▶ _Brief_: Without the images, write out the whole listing exactly.

--- begin Information provided ---

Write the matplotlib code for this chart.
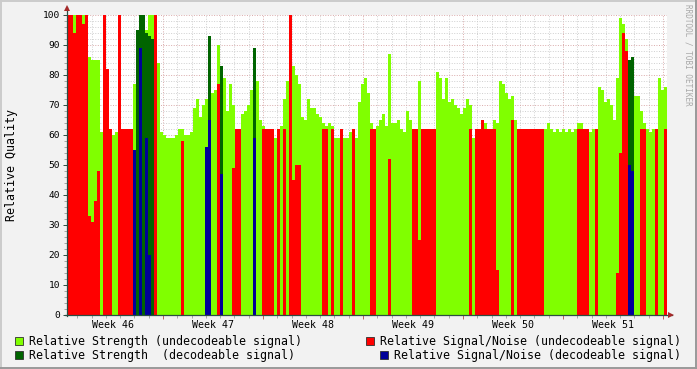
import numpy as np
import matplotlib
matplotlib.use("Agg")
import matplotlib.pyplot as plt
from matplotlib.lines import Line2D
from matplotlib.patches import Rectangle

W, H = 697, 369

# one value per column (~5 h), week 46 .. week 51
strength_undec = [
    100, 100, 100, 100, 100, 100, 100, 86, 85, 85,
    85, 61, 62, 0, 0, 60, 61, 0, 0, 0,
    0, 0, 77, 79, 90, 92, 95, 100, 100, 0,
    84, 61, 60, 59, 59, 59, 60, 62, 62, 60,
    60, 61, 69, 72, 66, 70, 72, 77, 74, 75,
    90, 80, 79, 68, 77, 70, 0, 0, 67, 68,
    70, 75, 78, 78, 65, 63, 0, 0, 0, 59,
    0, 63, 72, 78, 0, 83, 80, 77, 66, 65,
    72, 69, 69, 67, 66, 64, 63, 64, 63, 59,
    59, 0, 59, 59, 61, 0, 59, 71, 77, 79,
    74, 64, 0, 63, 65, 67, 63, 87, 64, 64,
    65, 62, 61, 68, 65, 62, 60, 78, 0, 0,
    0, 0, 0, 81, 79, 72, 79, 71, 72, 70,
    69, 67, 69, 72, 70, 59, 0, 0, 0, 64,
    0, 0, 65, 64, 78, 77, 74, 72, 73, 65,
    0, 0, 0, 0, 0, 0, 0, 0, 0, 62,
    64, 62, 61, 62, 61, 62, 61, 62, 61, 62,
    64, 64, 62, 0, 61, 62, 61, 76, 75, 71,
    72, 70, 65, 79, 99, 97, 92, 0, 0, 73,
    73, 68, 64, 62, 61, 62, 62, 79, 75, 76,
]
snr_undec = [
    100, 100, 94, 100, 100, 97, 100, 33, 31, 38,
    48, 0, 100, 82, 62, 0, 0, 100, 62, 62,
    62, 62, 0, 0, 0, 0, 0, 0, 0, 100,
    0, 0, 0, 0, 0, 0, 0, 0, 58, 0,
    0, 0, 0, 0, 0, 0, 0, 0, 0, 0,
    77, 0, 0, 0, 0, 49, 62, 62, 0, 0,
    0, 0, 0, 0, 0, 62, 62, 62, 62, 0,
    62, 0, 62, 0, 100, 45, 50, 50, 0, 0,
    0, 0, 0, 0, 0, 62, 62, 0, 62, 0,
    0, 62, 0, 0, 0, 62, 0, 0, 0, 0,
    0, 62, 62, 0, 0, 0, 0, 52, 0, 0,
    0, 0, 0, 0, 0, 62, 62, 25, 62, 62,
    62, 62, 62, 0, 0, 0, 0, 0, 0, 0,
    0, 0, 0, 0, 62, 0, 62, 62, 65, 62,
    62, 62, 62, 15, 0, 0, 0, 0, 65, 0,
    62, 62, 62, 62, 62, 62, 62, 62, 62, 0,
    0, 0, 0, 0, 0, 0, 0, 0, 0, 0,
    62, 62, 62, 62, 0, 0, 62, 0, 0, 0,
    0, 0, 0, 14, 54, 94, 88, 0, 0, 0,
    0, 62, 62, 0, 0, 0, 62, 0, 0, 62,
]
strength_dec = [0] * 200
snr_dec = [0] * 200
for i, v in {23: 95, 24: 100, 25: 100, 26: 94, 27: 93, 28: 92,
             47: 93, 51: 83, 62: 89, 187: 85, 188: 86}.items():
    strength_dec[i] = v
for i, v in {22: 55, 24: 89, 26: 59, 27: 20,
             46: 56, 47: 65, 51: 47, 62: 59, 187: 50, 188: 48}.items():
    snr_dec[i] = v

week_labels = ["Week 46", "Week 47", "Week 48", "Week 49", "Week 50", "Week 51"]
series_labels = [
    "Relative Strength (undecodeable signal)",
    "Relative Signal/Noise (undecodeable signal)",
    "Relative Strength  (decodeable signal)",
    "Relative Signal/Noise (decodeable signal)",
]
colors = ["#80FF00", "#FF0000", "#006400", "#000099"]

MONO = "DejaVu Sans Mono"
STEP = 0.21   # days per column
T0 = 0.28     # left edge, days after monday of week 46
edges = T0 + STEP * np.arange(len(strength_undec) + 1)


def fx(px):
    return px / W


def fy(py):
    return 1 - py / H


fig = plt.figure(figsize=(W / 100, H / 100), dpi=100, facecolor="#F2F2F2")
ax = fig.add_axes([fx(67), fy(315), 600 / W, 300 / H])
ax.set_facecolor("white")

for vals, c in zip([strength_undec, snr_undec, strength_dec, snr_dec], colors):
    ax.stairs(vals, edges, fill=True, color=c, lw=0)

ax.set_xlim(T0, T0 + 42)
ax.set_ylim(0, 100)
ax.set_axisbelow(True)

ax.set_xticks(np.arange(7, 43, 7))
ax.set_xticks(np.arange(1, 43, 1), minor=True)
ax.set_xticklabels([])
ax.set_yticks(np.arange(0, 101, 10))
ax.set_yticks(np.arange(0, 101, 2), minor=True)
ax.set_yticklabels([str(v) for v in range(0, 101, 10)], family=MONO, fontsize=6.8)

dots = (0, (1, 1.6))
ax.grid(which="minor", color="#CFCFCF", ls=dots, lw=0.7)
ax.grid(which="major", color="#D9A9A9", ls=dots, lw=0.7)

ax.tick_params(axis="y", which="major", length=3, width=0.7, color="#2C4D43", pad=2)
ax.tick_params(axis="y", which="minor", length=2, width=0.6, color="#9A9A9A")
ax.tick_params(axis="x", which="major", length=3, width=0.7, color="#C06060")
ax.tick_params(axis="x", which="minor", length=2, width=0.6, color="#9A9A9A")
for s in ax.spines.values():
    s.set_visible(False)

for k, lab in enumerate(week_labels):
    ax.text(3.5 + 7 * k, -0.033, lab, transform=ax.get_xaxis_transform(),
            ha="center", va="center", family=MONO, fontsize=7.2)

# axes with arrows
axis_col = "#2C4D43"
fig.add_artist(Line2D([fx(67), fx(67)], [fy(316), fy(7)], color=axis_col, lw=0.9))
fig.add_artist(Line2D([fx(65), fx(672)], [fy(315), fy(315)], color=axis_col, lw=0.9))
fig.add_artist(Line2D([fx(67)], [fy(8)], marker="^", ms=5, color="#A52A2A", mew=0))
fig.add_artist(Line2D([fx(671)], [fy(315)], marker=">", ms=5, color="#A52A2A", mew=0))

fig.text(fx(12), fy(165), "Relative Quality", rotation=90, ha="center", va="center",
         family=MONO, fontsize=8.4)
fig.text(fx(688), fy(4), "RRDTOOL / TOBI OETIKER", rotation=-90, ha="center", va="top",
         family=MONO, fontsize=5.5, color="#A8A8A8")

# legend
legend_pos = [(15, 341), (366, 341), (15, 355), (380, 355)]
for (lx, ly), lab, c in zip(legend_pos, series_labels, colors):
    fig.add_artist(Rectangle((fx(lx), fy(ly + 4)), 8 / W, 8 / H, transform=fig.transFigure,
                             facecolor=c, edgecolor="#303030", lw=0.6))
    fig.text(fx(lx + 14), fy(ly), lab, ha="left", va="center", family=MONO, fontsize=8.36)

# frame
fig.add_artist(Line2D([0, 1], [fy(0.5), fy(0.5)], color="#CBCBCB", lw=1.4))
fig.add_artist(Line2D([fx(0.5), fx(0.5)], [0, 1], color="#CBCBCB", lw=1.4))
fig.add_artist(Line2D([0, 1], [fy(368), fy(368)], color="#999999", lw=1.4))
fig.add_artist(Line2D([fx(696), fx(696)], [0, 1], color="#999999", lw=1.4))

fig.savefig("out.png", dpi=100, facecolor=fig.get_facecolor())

--- end Information provided ---

▶ _Complete response_:
Write the matplotlib code for this chart.
import numpy as np
import matplotlib
matplotlib.use("Agg")
import matplotlib.pyplot as plt
from matplotlib.lines import Line2D
from matplotlib.patches import Rectangle

W, H = 697, 369

# one value per column (~5 h), week 46 .. week 51
strength_undec = [
    100, 100, 100, 100, 100, 100, 100, 86, 85, 85,
    85, 61, 62, 0, 0, 60, 61, 0, 0, 0,
    0, 0, 77, 79, 90, 92, 95, 100, 100, 0,
    84, 61, 60, 59, 59, 59, 60, 62, 62, 60,
    60, 61, 69, 72, 66, 70, 72, 77, 74, 75,
    90, 80, 79, 68, 77, 70, 0, 0, 67, 68,
    70, 75, 78, 78, 65, 63, 0, 0, 0, 59,
    0, 63, 72, 78, 0, 83, 80, 77, 66, 65,
    72, 69, 69, 67, 66, 64, 63, 64, 63, 59,
    59, 0, 59, 59, 61, 0, 59, 71, 77, 79,
    74, 64, 0, 63, 65, 67, 63, 87, 64, 64,
    65, 62, 61, 68, 65, 62, 60, 78, 0, 0,
    0, 0, 0, 81, 79, 72, 79, 71, 72, 70,
    69, 67, 69, 72, 70, 59, 0, 0, 0, 64,
    0, 0, 65, 64, 78, 77, 74, 72, 73, 65,
    0, 0, 0, 0, 0, 0, 0, 0, 0, 62,
    64, 62, 61, 62, 61, 62, 61, 62, 61, 62,
    64, 64, 62, 0, 61, 62, 61, 76, 75, 71,
    72, 70, 65, 79, 99, 97, 92, 0, 0, 73,
    73, 68, 64, 62, 61, 62, 62, 79, 75, 76,
]
snr_undec = [
    100, 100, 94, 100, 100, 97, 100, 33, 31, 38,
    48, 0, 100, 82, 62, 0, 0, 100, 62, 62,
    62, 62, 0, 0, 0, 0, 0, 0, 0, 100,
    0, 0, 0, 0, 0, 0, 0, 0, 58, 0,
    0, 0, 0, 0, 0, 0, 0, 0, 0, 0,
    77, 0, 0, 0, 0, 49, 62, 62, 0, 0,
    0, 0, 0, 0, 0, 62, 62, 62, 62, 0,
    62, 0, 62, 0, 100, 45, 50, 50, 0, 0,
    0, 0, 0, 0, 0, 62, 62, 0, 62, 0,
    0, 62, 0, 0, 0, 62, 0, 0, 0, 0,
    0, 62, 62, 0, 0, 0, 0, 52, 0, 0,
    0, 0, 0, 0, 0, 62, 62, 25, 62, 62,
    62, 62, 62, 0, 0, 0, 0, 0, 0, 0,
    0, 0, 0, 0, 62, 0, 62, 62, 65, 62,
    62, 62, 62, 15, 0, 0, 0, 0, 65, 0,
    62, 62, 62, 62, 62, 62, 62, 62, 62, 0,
    0, 0, 0, 0, 0, 0, 0, 0, 0, 0,
    62, 62, 62, 62, 0, 0, 62, 0, 0, 0,
    0, 0, 0, 14, 54, 94, 88, 0, 0, 0,
    0, 62, 62, 0, 0, 0, 62, 0, 0, 62,
]
strength_dec = [0] * 200
snr_dec = [0] * 200
for i, v in {23: 95, 24: 100, 25: 100, 26: 94, 27: 93, 28: 92,
             47: 93, 51: 83, 62: 89, 187: 85, 188: 86}.items():
    strength_dec[i] = v
for i, v in {22: 55, 24: 89, 26: 59, 27: 20,
             46: 56, 47: 65, 51: 47, 62: 59, 187: 50, 188: 48}.items():
    snr_dec[i] = v

week_labels = ["Week 46", "Week 47", "Week 48", "Week 49", "Week 50", "Week 51"]
series_labels = [
    "Relative Strength (undecodeable signal)",
    "Relative Signal/Noise (undecodeable signal)",
    "Relative Strength  (decodeable signal)",
    "Relative Signal/Noise (decodeable signal)",
]
colors = ["#80FF00", "#FF0000", "#006400", "#000099"]

MONO = "DejaVu Sans Mono"
STEP = 0.21   # days per column
T0 = 0.28     # left edge, days after monday of week 46
edges = T0 + STEP * np.arange(len(strength_undec) + 1)


def fx(px):
    return px / W


def fy(py):
    return 1 - py / H


fig = plt.figure(figsize=(W / 100, H / 100), dpi=100, facecolor="#F2F2F2")
ax = fig.add_axes([fx(67), fy(315), 600 / W, 300 / H])
ax.set_facecolor("white")

for vals, c in zip([strength_undec, snr_undec, strength_dec, snr_dec], colors):
    ax.stairs(vals, edges, fill=True, color=c, lw=0)

ax.set_xlim(T0, T0 + 42)
ax.set_ylim(0, 100)
ax.set_axisbelow(True)

ax.set_xticks(np.arange(7, 43, 7))
ax.set_xticks(np.arange(1, 43, 1), minor=True)
ax.set_xticklabels([])
ax.set_yticks(np.arange(0, 101, 10))
ax.set_yticks(np.arange(0, 101, 2), minor=True)
ax.set_yticklabels([str(v) for v in range(0, 101, 10)], family=MONO, fontsize=6.8)

dots = (0, (1, 1.6))
ax.grid(which="minor", color="#CFCFCF", ls=dots, lw=0.7)
ax.grid(which="major", color="#D9A9A9", ls=dots, lw=0.7)

ax.tick_params(axis="y", which="major", length=3, width=0.7, color="#2C4D43", pad=2)
ax.tick_params(axis="y", which="minor", length=2, width=0.6, color="#9A9A9A")
ax.tick_params(axis="x", which="major", length=3, width=0.7, color="#C06060")
ax.tick_params(axis="x", which="minor", length=2, width=0.6, color="#9A9A9A")
for s in ax.spines.values():
    s.set_visible(False)

for k, lab in enumerate(week_labels):
    ax.text(3.5 + 7 * k, -0.033, lab, transform=ax.get_xaxis_transform(),
            ha="center", va="center", family=MONO, fontsize=7.2)

# axes with arrows
axis_col = "#2C4D43"
fig.add_artist(Line2D([fx(67), fx(67)], [fy(316), fy(7)], color=axis_col, lw=0.9))
fig.add_artist(Line2D([fx(65), fx(672)], [fy(315), fy(315)], color=axis_col, lw=0.9))
fig.add_artist(Line2D([fx(67)], [fy(8)], marker="^", ms=5, color="#A52A2A", mew=0))
fig.add_artist(Line2D([fx(671)], [fy(315)], marker=">", ms=5, color="#A52A2A", mew=0))

fig.text(fx(12), fy(165), "Relative Quality", rotation=90, ha="center", va="center",
         family=MONO, fontsize=8.4)
fig.text(fx(688), fy(4), "RRDTOOL / TOBI OETIKER", rotation=-90, ha="center", va="top",
         family=MONO, fontsize=5.5, color="#A8A8A8")

# legend
legend_pos = [(15, 341), (366, 341), (15, 355), (380, 355)]
for (lx, ly), lab, c in zip(legend_pos, series_labels, colors):
    fig.add_artist(Rectangle((fx(lx), fy(ly + 4)), 8 / W, 8 / H, transform=fig.transFigure,
                             facecolor=c, edgecolor="#303030", lw=0.6))
    fig.text(fx(lx + 14), fy(ly), lab, ha="left", va="center", family=MONO, fontsize=8.36)

# frame
fig.add_artist(Line2D([0, 1], [fy(0.5), fy(0.5)], color="#CBCBCB", lw=1.4))
fig.add_artist(Line2D([fx(0.5), fx(0.5)], [0, 1], color="#CBCBCB", lw=1.4))
fig.add_artist(Line2D([0, 1], [fy(368), fy(368)], color="#999999", lw=1.4))
fig.add_artist(Line2D([fx(696), fx(696)], [0, 1], color="#999999", lw=1.4))

fig.savefig("out.png", dpi=100, facecolor=fig.get_facecolor())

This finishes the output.